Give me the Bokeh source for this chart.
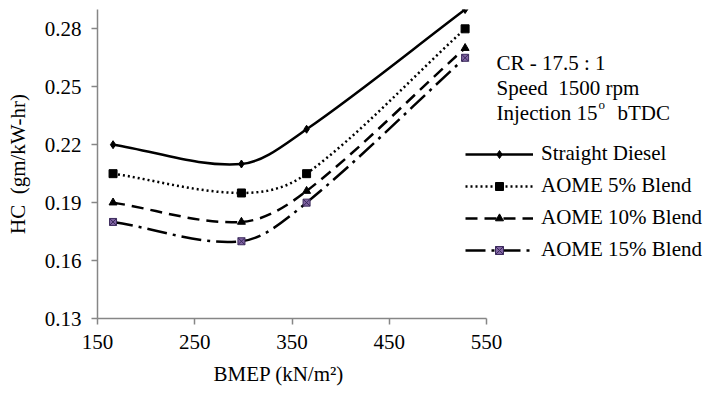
import numpy as np
from bokeh.plotting import figure
from bokeh.models import (ColumnDataSource, Legend, LegendItem, FixedTicker,
                          Range1d, Label, Title)
from bokeh.embed import file_html
from bokeh.resources import INLINE

# ---- data ----
bmep = [166, 298, 365, 528]
straight_diesel = [0.220, 0.210, 0.228, 0.290]
aome_5 = [0.205, 0.195, 0.205, 0.280]
aome_10 = [0.190, 0.180, 0.196, 0.270]
aome_15 = [0.180, 0.170, 0.190, 0.265]
series_names = ["Straight Diesel", "AOME 5% Blend", "AOME 10% Blend", "AOME 15% Blend"]
x_ticks = [150, 250, 350, 450, 550]
y_ticks = [0.13, 0.16, 0.19, 0.22, 0.25, 0.28]

FONT = "Liberation Serif"
AXIS_COLOR = "#868686"
NB = "\u00a0"

W, H = 704, 394
LEFT, TOP, BOTTOM = 97, 9, 76
AXIS_PX = 389.0  # pixel length of the 150..550 axis
x_end = 150 + 400.0 * (W - LEFT) / AXIS_PX

p = figure(width=W, height=H, output_backend="svg", toolbar_location=None,
           x_range=Range1d(150, x_end), y_range=Range1d(0.13, 0.29),
           min_border_left=LEFT, min_border_right=0, min_border_top=TOP,
           min_border_bottom=BOTTOM)
p.outline_line_color = None
p.xgrid.visible = False
p.ygrid.visible = False


def smooth_source(xs, ys):
    xs = np.asarray(xs, float)
    ys = np.asarray(ys, float)
    n = len(xs)
    m = np.zeros(n)
    for i in range(n):
        if i == 0:
            m[i] = (ys[1] - ys[0]) / (xs[1] - xs[0])
        elif i == n - 1:
            m[i] = (ys[-1] - ys[-2]) / (xs[-1] - xs[-2])
        else:
            m[i] = (ys[i + 1] - ys[i - 1]) / (xs[i + 1] - xs[i - 1])
    d = dict(x0=[], y0=[], x1=[], y1=[], cx0=[], cy0=[], cx1=[], cy1=[])
    for i in range(n - 1):
        h = (xs[i + 1] - xs[i]) / 3.0
        d["x0"].append(xs[i]); d["y0"].append(ys[i])
        d["x1"].append(xs[i + 1]); d["y1"].append(ys[i + 1])
        d["cx0"].append(xs[i] + h); d["cy0"].append(ys[i] + m[i] * h)
        d["cx1"].append(xs[i + 1] - h); d["cy1"].append(ys[i + 1] - m[i + 1] * h)
    return ColumnDataSource(d)


series = [straight_diesel, aome_5, aome_10, aome_15]
dashes = ["solid", "2 3", "12 7", "20 6 3 6"]
markers = ["diamond", "square", "triangle", "square_x"]
msizes = [8, 8, 8, 7]
mfill = ["black", "black", "black", "#8064A2"]
mline = ["black", "black", "black", "#3b2a5c"]

items = []
for name, ys, dash, mk, ms, fc, lc in zip(series_names, series, dashes, markers,
                                           msizes, mfill, mline):
    src = smooth_source(bmep, ys)
    r1 = p.bezier(x0="x0", y0="y0", x1="x1", y1="y1", cx0="cx0", cy0="cy0",
                  cx1="cx1", cy1="cy1", source=src, line_color="black",
                  line_width=2.5, line_dash=dash)
    r2 = p.scatter(bmep, ys, marker=mk, size=ms, fill_color=fc, line_color=lc,
                   line_width=1)
    items.append(LegendItem(label=name, renderers=[r1, r2]))

legend = Legend(items=items, location=(368, 56), border_line_alpha=0,
                background_fill_alpha=0, padding=0, margin=0, spacing=7,
                glyph_width=68, glyph_height=20, label_height=20,
                label_standoff=8, label_text_font=FONT,
                label_text_font_size="21px", label_text_color="black")
p.add_layout(legend, "center")

for ax in (p.xaxis[0], p.yaxis[0]):
    ax.axis_line_color = AXIS_COLOR
    ax.axis_line_width = 1.5
    ax.major_tick_line_color = AXIS_COLOR
    ax.major_tick_line_width = 1.5
    ax.major_tick_out = 6
    ax.major_tick_in = 0
    ax.minor_tick_line_color = None
    ax.major_label_text_font = FONT
    ax.major_label_text_font_size = "21px"
    ax.major_label_text_color = "black"
    ax.axis_label_text_font = FONT
    ax.axis_label_text_font_size = "21px"
    ax.axis_label_text_font_style = "normal"
    ax.axis_label_text_color = "black"

p.xaxis.bounds = (150, 550)
p.xaxis.ticker = FixedTicker(ticks=x_ticks)
p.yaxis.ticker = FixedTicker(ticks=y_ticks)
p.yaxis.axis_label = "HC" + NB + " (gm/kW-hr)"
p.xaxis.major_label_standoff = 10
p.yaxis.major_label_standoff = 10
p.yaxis.axis_label_standoff = 12

xtitle = Title(text="BMEP (kN/m²)", align="left", offset=116, standoff=17,
               text_font=FONT, text_font_size="21px", text_font_style="normal",
               text_color="black")
p.add_layout(xtitle, "below")

notes = [("CR - 17.5 : 1", 399, 256, "21px"),
         ("Speed" + NB + NB + "1500 rpm", 399, 231, "21px"),
         ("Injection 15", 399, 206, "21px"),
         ("o", 501, 214, "13px"),
         ("bTDC", 520, 206, "21px")]
for txt, sx, sy, fs in notes:
    p.add_layout(Label(x=sx, y=sy, x_units="screen", y_units="screen", text=txt,
                       text_font=FONT, text_font_size=fs, text_color="black",
                       text_baseline="alphabetic"))

open("out.html", "w").write(file_html(p, INLINE))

▶ Problem to work on
Look at the listing and set down only the lines from its start through the line with "p.ygrid.visible = False", word for word and without pictures.

▶ Written response
Give me the Bokeh source for this chart.
import numpy as np
from bokeh.plotting import figure
from bokeh.models import (ColumnDataSource, Legend, LegendItem, FixedTicker,
                          Range1d, Label, Title)
from bokeh.embed import file_html
from bokeh.resources import INLINE

# ---- data ----
bmep = [166, 298, 365, 528]
straight_diesel = [0.220, 0.210, 0.228, 0.290]
aome_5 = [0.205, 0.195, 0.205, 0.280]
aome_10 = [0.190, 0.180, 0.196, 0.270]
aome_15 = [0.180, 0.170, 0.190, 0.265]
series_names = ["Straight Diesel", "AOME 5% Blend", "AOME 10% Blend", "AOME 15% Blend"]
x_ticks = [150, 250, 350, 450, 550]
y_ticks = [0.13, 0.16, 0.19, 0.22, 0.25, 0.28]

FONT = "Liberation Serif"
AXIS_COLOR = "#868686"
NB = "\u00a0"

W, H = 704, 394
LEFT, TOP, BOTTOM = 97, 9, 76
AXIS_PX = 389.0  # pixel length of the 150..550 axis
x_end = 150 + 400.0 * (W - LEFT) / AXIS_PX

p = figure(width=W, height=H, output_backend="svg", toolbar_location=None,
           x_range=Range1d(150, x_end), y_range=Range1d(0.13, 0.29),
           min_border_left=LEFT, min_border_right=0, min_border_top=TOP,
           min_border_bottom=BOTTOM)
p.outline_line_color = None
p.xgrid.visible = False
p.ygrid.visible = False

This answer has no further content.